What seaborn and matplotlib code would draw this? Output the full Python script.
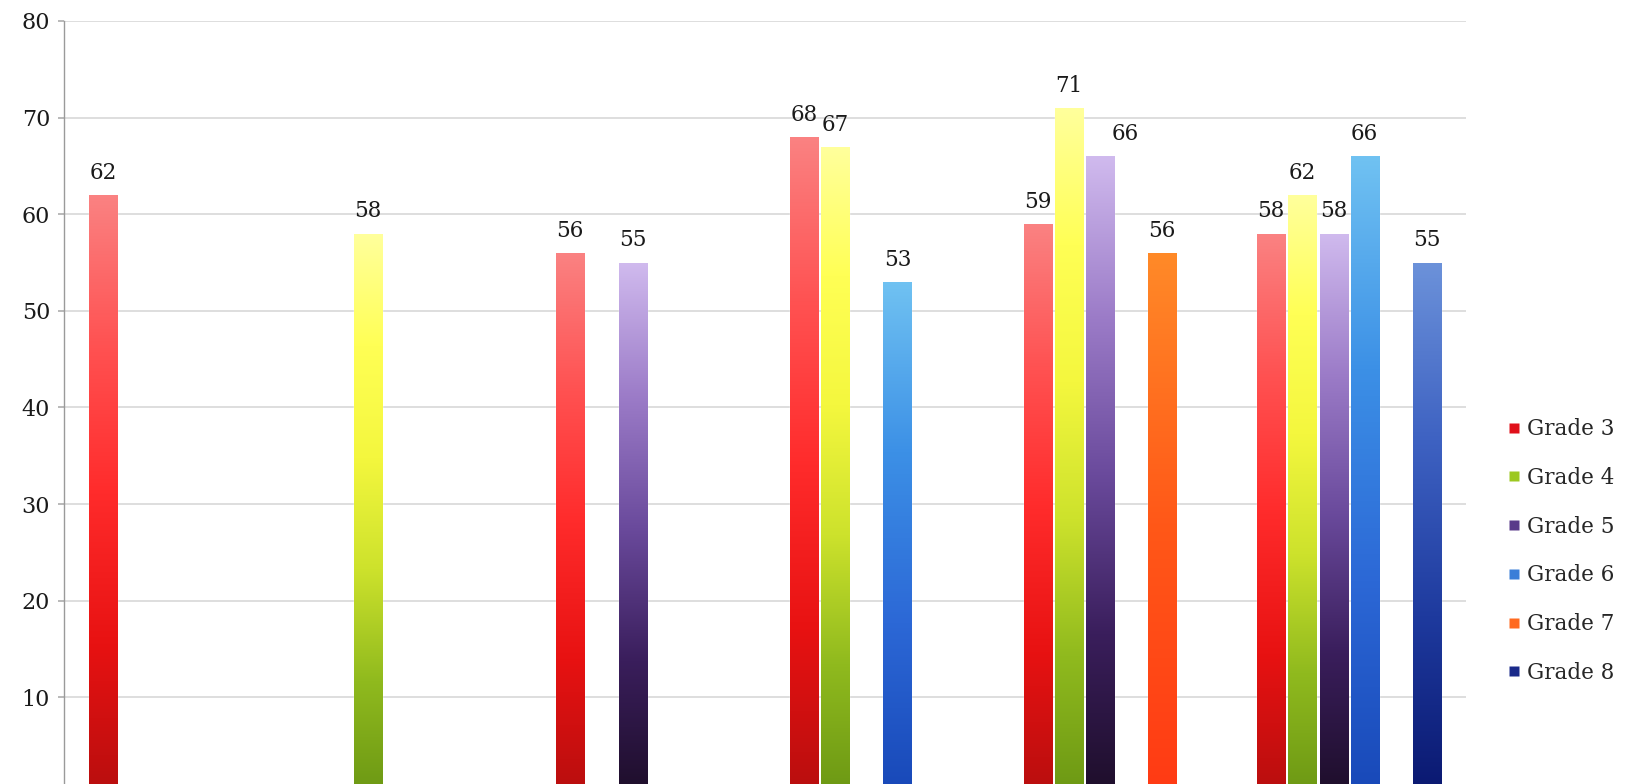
import numpy as np
import pandas as pd
import matplotlib
matplotlib.use("Agg")
import matplotlib.pyplot as plt
from matplotlib.colors import LinearSegmentedColormap
from matplotlib.lines import Line2D
import seaborn as sns

# ---- data -------------------------------------------------------------
groups = ["Set 1", "Set 2", "Set 3", "Set 4", "Set 5", "Set 6"]
grades = ["Grade 3", "Grade 4", "Grade 5", "Grade 6", "Grade 7", "Grade 8"]
nan = np.nan
grade3 = [62, nan, 56, 68, 59, 58]
grade4 = [nan, 58, nan, 67, 71, 62]
grade5 = [nan, nan, 55, nan, 66, 58]
grade6 = [nan, nan, nan, 53, nan, 66]
grade7 = [nan, nan, nan, nan, 56, nan]
grade8 = [nan, nan, nan, nan, nan, 55]
yticks = [0, 10, 20, 30, 40, 50, 60, 70, 80]

series = [grade3, grade4, grade5, grade6, grade7, grade8]
rows = []
for g, vals in zip(grades, series):
    for grp, v in zip(groups, vals):
        if not np.isnan(v):
            rows.append({"group": grp, "grade": g, "score": v})
df = pd.DataFrame(rows)

# ---- styling ----------------------------------------------------------
gradients = {
    "Grade 3": ["#B80E0E", "#E81212", "#FF2B2B", "#FF5252", "#FA8282"],
    "Grade 4": ["#6C9814", "#90BA1E", "#CDE22C", "#F4F73E", "#FFFF55", "#FFFF9C"],
    "Grade 5": ["#1E0E2A", "#3A1E5C", "#6A4A9C", "#9C7CC8", "#D0BAEE"],
    "Grade 6": ["#1848B8", "#2C68D6", "#3C90E6", "#70C2F2"],
    "Grade 7": ["#FF3A14", "#FF5818", "#FF8A28"],
    "Grade 8": ["#0A1870", "#1E3A9E", "#3E62C2", "#6C92DA"],
}
legend_colors = {
    "Grade 3": "#E0101A", "Grade 4": "#9CC820", "Grade 5": "#5A3A8A",
    "Grade 6": "#3A7ED8", "Grade 7": "#FF6A20", "Grade 8": "#1A2A8A",
}
palette = {g: gradients[g][len(gradients[g]) // 2] for g in grades}
label_shift = {("Grade 5", "Set 5"): (18, 0)}

sns.set_theme(style="white")
plt.rcParams["font.family"] = ["DejaVu Serif"]

fig = plt.figure(figsize=(16.28, 7.84), dpi=100)
ax = fig.add_axes([64 / 1628, -10 / 784, (1466 - 64) / 1628, (794 - 21) / 784])

sns.barplot(data=df, x="group", y="score", hue="grade", order=groups,
            hue_order=grades, palette=palette, gap=0.1, errorbar=None,
            saturation=1, ax=ax, legend=False, zorder=3)

ax.set_ylim(0, 80)
xlim = ax.get_xlim()

# vertical gradient fill on each bar
for container, grade in zip(ax.containers, grades):
    cmap = LinearSegmentedColormap.from_list(grade, gradients[grade])
    grad = np.linspace(0, 1, 256).reshape(-1, 1)
    for bar in container:
        h = bar.get_height()
        if not np.isfinite(h) or h <= 0:
            continue
        x0 = bar.get_x()
        x1 = x0 + bar.get_width()
        im = ax.imshow(grad, cmap=cmap, extent=[x0, x1, 0, h], origin="lower",
                       aspect="auto", zorder=4, interpolation="bilinear")
        im.set_clip_path(bar)

# value labels
for container, grade in zip(ax.containers, grades):
    vals = series[grades.index(grade)]
    present = [(grp, v) for grp, v in zip(groups, vals) if not np.isnan(v)]
    for bar, (grp, v) in zip(container, present):
        dx, dy = label_shift.get((grade, grp), (0, 0))
        ax.annotate(f"{v:.0f}", (bar.get_x() + bar.get_width() / 2, v),
                    xytext=(dx, 8 + dy), textcoords="offset points",
                    ha="center", va="bottom", fontsize=15.5, color="#1A1A1A",
                    zorder=6)

ax.set_xlim(xlim)
ax.set_ylim(0, 80)
ax.set_yticks(yticks)
ax.set_yticklabels([str(t) for t in yticks], fontsize=16, color="#1A1A1A")
ax.set_xticks([])
ax.set_xlabel("")
ax.set_ylabel("")
ax.yaxis.grid(True, color="#D4D4D4", linewidth=1.1, zorder=0)
ax.set_axisbelow(True)
for side in ["top", "right", "bottom"]:
    ax.spines[side].set_visible(False)
ax.spines["left"].set_color("#9A9A9A")
ax.spines["left"].set_linewidth(1.0)
ax.tick_params(axis="y", which="major", left=True, length=4, color="#B0B0B0",
               pad=6)

handles = [Line2D([0], [0], marker="s", linestyle="none", markersize=7,
                  markerfacecolor=legend_colors[g], markeredgecolor="none")
           for g in grades]
fig.legend(handles, grades, loc="center left",
           bbox_to_anchor=(1508 / 1628, 1 - 551 / 784), frameon=False,
           fontsize=15.5, handlelength=0.6, handletextpad=0.3,
           labelspacing=1.24, borderpad=0, borderaxespad=0)

fig.savefig("out.png", dpi=100, facecolor="white")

> _What is being asked_
Leave out any pictures and return exactly the lines from the beginning of the data through the line with "df = pd.DataFrame(rows)", inclusive.

> _Solution below_
What seaborn and matplotlib code would draw this? Output the full Python script.
import numpy as np
import pandas as pd
import matplotlib
matplotlib.use("Agg")
import matplotlib.pyplot as plt
from matplotlib.colors import LinearSegmentedColormap
from matplotlib.lines import Line2D
import seaborn as sns

# ---- data -------------------------------------------------------------
groups = ["Set 1", "Set 2", "Set 3", "Set 4", "Set 5", "Set 6"]
grades = ["Grade 3", "Grade 4", "Grade 5", "Grade 6", "Grade 7", "Grade 8"]
nan = np.nan
grade3 = [62, nan, 56, 68, 59, 58]
grade4 = [nan, 58, nan, 67, 71, 62]
grade5 = [nan, nan, 55, nan, 66, 58]
grade6 = [nan, nan, nan, 53, nan, 66]
grade7 = [nan, nan, nan, nan, 56, nan]
grade8 = [nan, nan, nan, nan, nan, 55]
yticks = [0, 10, 20, 30, 40, 50, 60, 70, 80]

series = [grade3, grade4, grade5, grade6, grade7, grade8]
rows = []
for g, vals in zip(grades, series):
    for grp, v in zip(groups, vals):
        if not np.isnan(v):
            rows.append({"group": grp, "grade": g, "score": v})
df = pd.DataFrame(rows)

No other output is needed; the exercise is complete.